If I take 3. as my definition, I can define
$$
\int_{\hat{\gamma}}fd s:=\int_{a}^{b}f\left(\gamma\left(t\right)\right)\left\Vert \dot{\gamma\left(t\right)}\right\Vert d t
$$
where $\hat{\gamma}$ is the equivalance class of $\gamma:\left[a,b\right]\rightarrow\mathbb{R}^{n}$.
This seems to me to be a compromise between 1. and 2.: The line integral
is (from the start) independent of reparametrisations - but it isn't
purely geometric, as the definitions from 2.
But other weird issues arise in this case: Since a curve is a set of mappings (which makes up the equivalence class) I loose a comfortable way of speaking about curves by the following subtle point: I can't say anymore that a smooth curve is also a continuous curve, since for example the equivalence class of the identity on $[0,1]$ (taken as a curve in $\mathbb{R}$), viewed as a smooth curve (i.e. as the set $\{f\mid f:[0,1] \rightarrow \mathbb{R} \text{ is smooth and can be reparametrised to be the identity}\}$) does not contain $$t\mapsto\begin{cases}
2t, & 0\leq t\leq\frac{1}{2}\\
1, & \frac{1}{2}<t\leq1
\end{cases}$$which is is in the equivalence class of the identity, viewed as a continuous curve (i.e. as the set $\{f\mid f:[0,1] \rightarrow \mathbb{R} \text{ is continuous and can be reparametrised to be the identity}\}$) .
Questions:
A. Is there a standart definition of what a curve (and thus a line integral) is ? If there isn't a definition that's valid for the whole of mathematics, is the definition at least separately standarised in subfields (like differential geometric, vector analysis etc.) ?
B. Is my view that line integrals and arc lengths should only depend on a purely geometric object of a curve "correct" ? (You may understand what you wish by "correct".)
C. Could I perhaps save the definition of $\int_{C}f ds$ from 2., by modifying its definition so that it says $$ \int_{C}fds:=\int_{a}^{b}f\left(\gamma\left(t\right)\right)\left\Vert \dot{\gamma\left(t\right)}\right\Vert d t $$only for those $\gamma$ that are injective on $\left(a,b\right)$ ? (In this case I would need a proposition, that for every $\gamma:\left[a,b\right]\rightarrow\mathbb{R}^{n}$ there exists an injective $\gamma':\left[a,b\right]\rightarrow\mathbb{R}^{n}$, such that $\gamma$ and $\gamma'$ have the same image.

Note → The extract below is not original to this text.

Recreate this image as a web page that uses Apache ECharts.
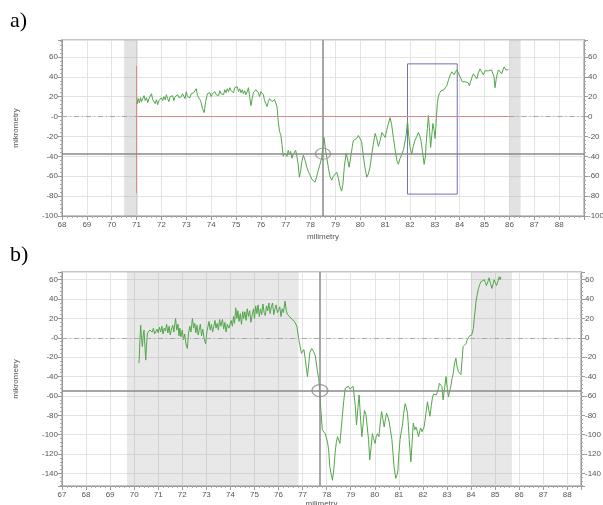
<!DOCTYPE html>
<html><head><meta charset="utf-8">
<script src="https://cdn.jsdelivr.net/npm/echarts@6/dist/echarts.min.js"></script>
<style>html,body{margin:0;padding:0;background:#fff}#c{width:603px;height:505px}</style>
</head><body><div id="c"></div>
<script>
// ---- Panel a) profile ----
const aX=[71.00,71.04,71.08,71.12,71.16,71.20,71.25,71.30,71.35,71.40,71.45,71.50,71.55,71.60,71.65,71.70,71.75,71.80,71.85,71.90,71.95,72.00,72.05,72.10,72.15,72.20,72.25,72.30,72.35,72.40,72.45,72.50,72.55,72.60,72.65,72.70,72.75,72.80,72.85,72.90,72.95,73.00,73.05,73.10,73.15,73.20,73.25,73.30,73.35,73.40,73.45,73.50,73.55,73.60,73.65,73.72,73.78,73.85,73.90,73.95,74.00,74.05,74.10,74.15,74.20,74.25,74.30,74.35,74.40,74.45,74.50,74.55,74.60,74.65,74.70,74.75,74.80,74.85,74.90,74.95,75.00,75.05,75.10,75.15,75.20,75.25,75.30,75.35,75.40,75.45,75.50,75.55,75.60,75.65,75.70,75.75,75.80,75.85,75.90,75.95,76.00,76.05,76.10,76.15,76.20,76.25,76.30,76.35,76.40,76.45,76.50,76.55,76.60,76.65,76.70,76.75,76.80,76.85,76.90,76.95,77.00,77.05,77.10,77.15,77.20,77.25,77.30,77.35,77.40,77.45,77.50,77.55,77.60,77.65,77.71,77.78,77.85,77.92,77.98,78.05,78.12,78.18,78.25,78.31,78.38,78.45,78.50,78.54,78.60,78.65,78.72,78.78,78.85,78.92,78.98,79.05,79.12,79.18,79.25,79.30,79.36,79.43,79.50,79.55,79.62,79.68,79.72,79.78,79.86,79.92,79.99,80.05,80.12,80.18,80.26,80.32,80.39,80.45,80.52,80.60,80.66,80.73,80.80,80.87,80.94,81.00,81.06,81.12,81.20,81.26,81.33,81.40,81.47,81.53,81.60,81.67,81.74,81.80,81.85,81.90,81.95,82.00,82.07,82.13,82.20,82.27,82.34,82.40,82.45,82.50,82.57,82.62,82.65,82.70,82.74,82.79,82.83,82.88,82.92,82.97,83.01,83.06,83.10,83.14,83.18,83.25,83.32,83.37,83.41,83.48,83.55,83.62,83.68,83.73,83.77,83.82,83.88,83.94,83.99,84.05,84.10,84.15,84.22,84.29,84.34,84.39,84.45,84.50,84.55,84.62,84.69,84.75,84.82,84.88,84.95,85.02,85.09,85.15,85.22,85.28,85.33,85.38,85.42,85.47,85.52,85.56,85.62,85.69,85.74,85.79,85.85,85.90,85.96];
const aY=[20,13,18,14,19,15,18,21,16,19,14,18,20,23,17,19,13,17,12,16,14,19,16,20,17,22,18,15,20,18,21,16,20,18,22,19,21,20,23,21,18,25,20,22,19,23,21,24,22,28,21,19,17,14,8,4,15,23,21,24,20,23,21,25,22,24,21,26,23,25,22,27,24,28,25,29,26,28,24,29,27,30,25,28,24,27,23,26,22,25,29,20,11,18,24,22,27,28,24,20,25,27,22,16,13,10,15,18,17,15,16,17,15,10,-5,-15,-18,-28,-40,-37,-36,-40,-34,-38,-35,-42,-38,-40,-34,-40,-48,-61,-55,-45,-39,-44,-51,-56,-59,-63,-61,-66,-60,-54,-48,-41,-30,-21,-33,-41,-52,-60,-64,-60,-62,-56,-62,-70,-75,-68,-50,-37,-44,-51,-40,-30,-24,-26,-22,-19,-17,-25,-39,-50,-61,-58,-51,-40,-28,-17,-22,-30,-24,-16,-18,-21,-14,-8,-1,-8,-21,-33,-44,-48,-42,-38,-33,-31,-18,-4,-20,-31,-38,-30,-24,-20,-16,-20,-25,-35,-48,-40,-27,-12,1,-15,-31,-18,-7,-14,-22,-2,13,20,23,26,28,27,25,31,37,42,45,43,42,44,47,44,42,38,35,33,35,37,34,31,36,40,43,41,38,44,48,45,42,46,48,46,45,47,48,40,29,38,44,47,45,43,47,50,47,45,47];
// ---- Panel b) profile ----
const bX=[70.20,70.24,70.27,70.30,70.34,70.38,70.41,70.45,70.48,70.52,70.55,70.60,70.65,70.69,70.75,70.80,70.85,70.90,70.95,71.00,71.05,71.10,71.15,71.20,71.25,71.30,71.35,71.40,71.45,71.50,71.55,71.60,71.65,71.72,71.77,71.82,71.86,71.90,71.94,72.00,72.05,72.10,72.15,72.21,72.26,72.31,72.36,72.42,72.47,72.52,72.56,72.61,72.66,72.70,72.75,72.80,72.85,72.90,72.97,73.02,73.07,73.11,73.16,73.21,73.26,73.31,73.36,73.40,73.45,73.50,73.55,73.60,73.67,73.72,73.77,73.82,73.87,73.94,73.98,74.03,74.08,74.13,74.17,74.22,74.27,74.31,74.36,74.41,74.46,74.51,74.55,74.60,74.65,74.70,74.75,74.80,74.85,74.91,74.96,75.00,75.05,75.10,75.15,75.20,75.25,75.30,75.35,75.40,75.45,75.50,75.55,75.60,75.65,75.70,75.75,75.80,75.85,75.90,75.95,76.00,76.05,76.10,76.15,76.20,76.27,76.32,76.37,76.42,76.46,76.51,76.56,76.61,76.66,76.71,76.76,76.80,76.85,76.90,76.95,76.99,77.05,77.10,77.15,77.20,77.25,77.30,77.38,77.45,77.52,77.57,77.62,77.67,77.71,77.76,77.82,77.88,77.94,78.03,78.08,78.13,78.18,78.24,78.30,78.35,78.40,78.45,78.50,78.55,78.60,78.65,78.71,78.77,78.83,78.90,78.97,79.05,79.10,79.14,79.19,79.24,79.30,79.35,79.40,79.46,79.52,79.57,79.63,79.69,79.74,79.79,79.85,79.90,79.95,80.01,80.06,80.11,80.17,80.22,80.28,80.33,80.39,80.44,80.49,80.55,80.60,80.65,80.71,80.76,80.80,80.87,80.92,80.96,81.00,81.05,81.10,81.15,81.20,81.26,81.31,81.36,81.40,81.43,81.47,81.50,81.55,81.60,81.66,81.71,81.77,81.82,81.87,81.91,81.96,82.01,82.05,82.09,82.14,82.19,82.24,82.29,82.35,82.40,82.45,82.51,82.56,82.61,82.65,82.68,82.74,82.79,82.84,82.90,82.96,83.01,83.06,83.11,83.16,83.21,83.26,83.31,83.37,83.42,83.48,83.53,83.58,83.63,83.67,83.73,83.79,83.84,83.89,83.94,83.99,84.03,84.06,84.10,84.13,84.17,84.20,84.25,84.31,84.36,84.41,84.48,84.55,84.60,84.64,84.70,84.75,84.81,84.87,84.92,84.96,85.01,85.06,85.11,85.17,85.21,85.24];
const bY=[-26,-2,13,2,-9,4,8,-10,-23,-5,5,3,8,10,6,10,4,3,9,5,11,6,12,4,10,7,14,5,12,3,9,13,6,20,8,14,2,10,1,8,-2,4,-6,-11,5,12,6,20,10,15,5,13,3,8,14,2,9,0,-6,6,12,17,8,14,6,12,18,10,15,8,19,12,19,9,16,6,14,10,8,18,12,22,15,31,20,28,17,25,14,27,20,27,18,30,22,28,16,24,30,20,33,25,34,22,30,24,35,26,23,33,28,36,25,32,36,24,30,34,26,24,32,22,30,26,38,28,24,26,22,23,19,20,17,15,12,10,-3,-9,-16,-18,-12,-20,-30,-40,-28,-15,-11,-14,-18,-26,-35,-42,-54,-75,-95,-93,-99,-107,-115,-133,-140,-147,-135,-119,-108,-102,-104,-109,-95,-81,-65,-52,-51,-50,-53,-52,-50,-51,-70,-90,-72,-59,-80,-102,-88,-75,-79,-81,-105,-126,-112,-99,-104,-109,-102,-99,-102,-90,-76,-83,-92,-84,-78,-82,-87,-95,-105,-120,-133,-145,-142,-137,-120,-105,-97,-90,-78,-68,-72,-78,-92,-105,-118,-128,-108,-88,-95,-92,-97,-102,-96,-93,-97,-99,-92,-85,-75,-66,-74,-81,-70,-61,-58,-56,-59,-61,-52,-47,-49,-50,-64,-52,-40,-52,-61,-55,-50,-42,-37,-27,-21,-30,-35,-37,-38,-22,-9,-7,-6,-2,0,2,4,3,2,10,19,28,36,44,51,55,58,57,60,57,54,58,62,56,51,56,60,57,54,58,63,60,63];

// ---- Annotations ----
const aBands=[[70.5,71.05],[86.0,86.45]];
const aRect=[81.9,83.9,-78,53];
const aRedV=[71,51,-77];
const aRedH=[71,86,0];
const aCross=[78.5,-37.5];
const bBands=[[69.7,76.83],[84.0,85.7]];
const bCross=[77.72,-54.5];

const pair=(xs,ys)=>xs.map((x,i)=>[x,ys[i]]);
const lab={fontSize:8,color:'#555',fontFamily:'Liberation Sans'};
const green='#52a64a';
const crossStyle={color:'#8a8a8a',width:1.5,type:'solid'};
const dashDot={color:'#a8a8a8',width:1,type:[5,3,1,3]};
const red={color:'#d98a8a',width:1,type:'solid'};

function xAx(grid,min,max,nameGap){
  return {type:'value',gridIndex:grid,min:min,max:max,interval:1,
    axisLine:{show:true,onZero:false,lineStyle:{color:'#9a9a9a'}},
    axisTick:{show:true,length:4,lineStyle:{color:'#9a9a9a'}},
    minorTick:{show:true,splitNumber:5,length:2,lineStyle:{color:'#aaa'}},
    splitLine:{show:true,lineStyle:{color:'#e3e3e3'}},
    axisLabel:Object.assign({margin:5,formatter:v=>(Number.isInteger(v)&&v<max)?String(v):''},lab),
    name:'milimetry',nameLocation:'middle',nameGap:nameGap,nameTextStyle:Object.assign({},lab)};
}
function yAx(grid,min,max,pos,opts){
  const o={type:'value',gridIndex:grid,min:min,max:max,position:pos,
    axisLine:{show:true,onZero:false,lineStyle:{color:'#9a9a9a'}},
    axisTick:{show:true,length:4,lineStyle:{color:'#9a9a9a'}},
    minorTick:{show:true,splitNumber:5,length:2,lineStyle:{color:'#aaa'}},
    splitLine:{show:pos==='left',lineStyle:{color:'#e3e3e3'}},
    axisLabel:Object.assign({margin:4,formatter:v=>(v%20!==0)?'':(v===0?(pos==='left'?'-0':'0'):String(v))},lab)};
  if(pos==='left'){o.name='mikrometry';o.nameLocation='middle';o.nameGap=42;o.nameTextStyle=Object.assign({},lab);}
  return Object.assign(o,opts||{});
}

const chart=echarts.init(document.getElementById('c'),null,{renderer:'canvas'});
chart.setOption({
  animation:false,
  backgroundColor:'#fff',
  grid:[
    {left:62,top:40,width:522,height:176,show:true,borderColor:'#c6c6c6',borderWidth:2,outerBoundsMode:'none',containLabel:false},
    {left:62,top:272,width:519,height:214,show:true,borderColor:'#c6c6c6',borderWidth:2,outerBoundsMode:'none',containLabel:false}
  ],
  xAxis:[xAx(0,68,89,17),xAx(1,67,88.57,14)],
  yAxis:[
    yAx(0,-100,77,'left',{interval:20}),
    yAx(0,-100,77,'right',{interval:20}),
    yAx(1,-153,68,'left',{splitNumber:11}),
    yAx(1,-153,68,'right',{splitNumber:11})
  ],
  graphic:[
    {type:'text',left:10,top:10,style:{text:'a)',font:'22px "Liberation Serif"',fill:'#000'}},
    {type:'text',left:10,top:244,style:{text:'b)',font:'22px "Liberation Serif"',fill:'#000'}}
  ],
  series:[
    {type:'line',xAxisIndex:0,yAxisIndex:0,data:pair(aX,aY),showSymbol:false,symbol:'none',
      lineStyle:{color:green,width:1},silent:true,z:3,
      markArea:{silent:true,data:[
        [{xAxis:aBands[0][0],itemStyle:{color:'rgba(150,150,150,0.28)'}},{xAxis:aBands[0][1]}],
        [{xAxis:aBands[1][0],itemStyle:{color:'rgba(150,150,150,0.28)'}},{xAxis:aBands[1][1]}],
        [{coord:[aRect[0],aRect[3]],itemStyle:{color:'rgba(0,0,0,0)',borderColor:'#7070b8',borderWidth:1}},{coord:[aRect[1],aRect[2]]}]
      ]},
      markLine:{silent:true,symbol:['none','none'],label:{show:false},data:[
        [{coord:[aRedV[0],aRedV[1]],lineStyle:red},{coord:[aRedV[0],aRedV[2]],lineStyle:red}],
        [{coord:[aRedH[0],aRedH[2]],lineStyle:red},{coord:[aRedH[1],aRedH[2]],lineStyle:red}],
        [{coord:[68,0],lineStyle:dashDot},{coord:[aRedH[0],0],lineStyle:dashDot}],
        [{coord:[aRedH[1],0],lineStyle:dashDot},{coord:[89,0],lineStyle:dashDot}],
        {xAxis:aCross[0],lineStyle:crossStyle},
        {yAxis:aCross[1],lineStyle:crossStyle}
      ]}
    },
    {type:'scatter',xAxisIndex:0,yAxisIndex:0,data:[aCross],symbol:'circle',symbolSize:[15,11],silent:true,z:4,
      itemStyle:{color:'rgba(0,0,0,0)',borderColor:'#8a8a8a',borderWidth:1.2}},
    {type:'line',xAxisIndex:1,yAxisIndex:2,data:pair(bX,bY),showSymbol:false,symbol:'none',
      lineStyle:{color:green,width:1},silent:true,z:3,
      markArea:{silent:true,data:[
        [{xAxis:bBands[0][0],itemStyle:{color:'rgba(150,150,150,0.22)'}},{xAxis:bBands[0][1]}],
        [{xAxis:bBands[1][0],itemStyle:{color:'rgba(150,150,150,0.22)'}},{xAxis:bBands[1][1]}]
      ]},
      markLine:{silent:true,symbol:['none','none'],label:{show:false},data:[
        {yAxis:0,lineStyle:dashDot},
        {xAxis:bCross[0],lineStyle:crossStyle},
        {yAxis:bCross[1],lineStyle:crossStyle}
      ]}
    },
    {type:'scatter',xAxisIndex:1,yAxisIndex:2,data:[bCross],symbol:'circle',symbolSize:[16,12],silent:true,z:4,
      itemStyle:{color:'rgba(0,0,0,0)',borderColor:'#8a8a8a',borderWidth:1.2}}
  ]
});
</script></body></html>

Does such a proposition exist ?)
Would I exclude important physical phenomena by this alternative definition of 2.?
D. I've know that there also a fourth definition if a curve, namely as a topological space locally homeomorphic to a line. How does this definition reduce to each of the three definitions above (as Wikipedia says at the beginning of the article http://en.wikipedia.org/wiki/Curve about curves) and how do I define a line integral (or arc length) by this definition ?
Note: I've already read this in case you wanted to direct me there.
This is a nice question IMHO, and my take is as follows (not a full answer maybe and not bounty worth btw):
The image definition is certainly ill-posed, as your example illustrates. Possible fix: $\forall p\in C$, define $t_p = \min\{t: \gamma(t) = p\}$, and redefine $\gamma = \gamma|_{D}$ where $D = \cup_{p\in C}t_{p}$. BTW Wikipedia says the following in the entry of Curve:
Mathematically, I prefer to define in the first way, i.e., as a mapping to avoid ambiguity so that different parametrizations lead to the same value for the line integral. A definition restricting an oriented curve to have a designated parameterisation is good for me too. "Psychologically", I prefer the physical way, i.e., view $f = F\cdot \gamma'/\|\gamma'\|$, provided there exists such field $F$. Then the scalar integral is the same as the work done by the field $F$ when a unit mass point particle traverses the whole curve $\gamma$ from $\gamma(a)$ to $\gamma(b)$. In your first example, if using the second parametrization, the particle rotates the circle twice, and we have twice the work done.
I agree with you on that "the line integrals and arc lengths should only depend on a purely geometric object of a curve", so it is "subjectively correct" for myself :) The reason I prefer the physical way, is that, we can then associate the line integral with the bilinear dual pair between forms and chains. Bilinearity is in that $$ \langle \gamma, a_1 \omega_1 + a_2\omega_2\rangle = \int_{\gamma} (a_1 \omega_1 + a_2\omega_2) = a_1 \int_{\gamma}\omega_1 + a_2\int_{\gamma}\omega_2, $$ and $$ \langle c_1\gamma_1 + c_2 \gamma_2, \omega\rangle = \int_{c_1\gamma_1 + c_2 \gamma_2} \omega = c_1 \int_{\gamma_1}\omega + c_2\int_{\gamma_2}\omega. $$ The linearity in $\gamma$ essentially rules out the ambiguity in definition 2. For in this view, the "curve" is viewed as an element in the 1-chain vector space, which includes the piecewise smooth curves being continuous not smooth. By your example in the third definition, reparametrization seems working fine "psychologically" on for curves such that $\gamma'(t)$ not vanishing for all $t$, for now smooth curves are continuous curves when the equivalence restricts on $\gamma$ of which $\gamma'(t)\neq 0$.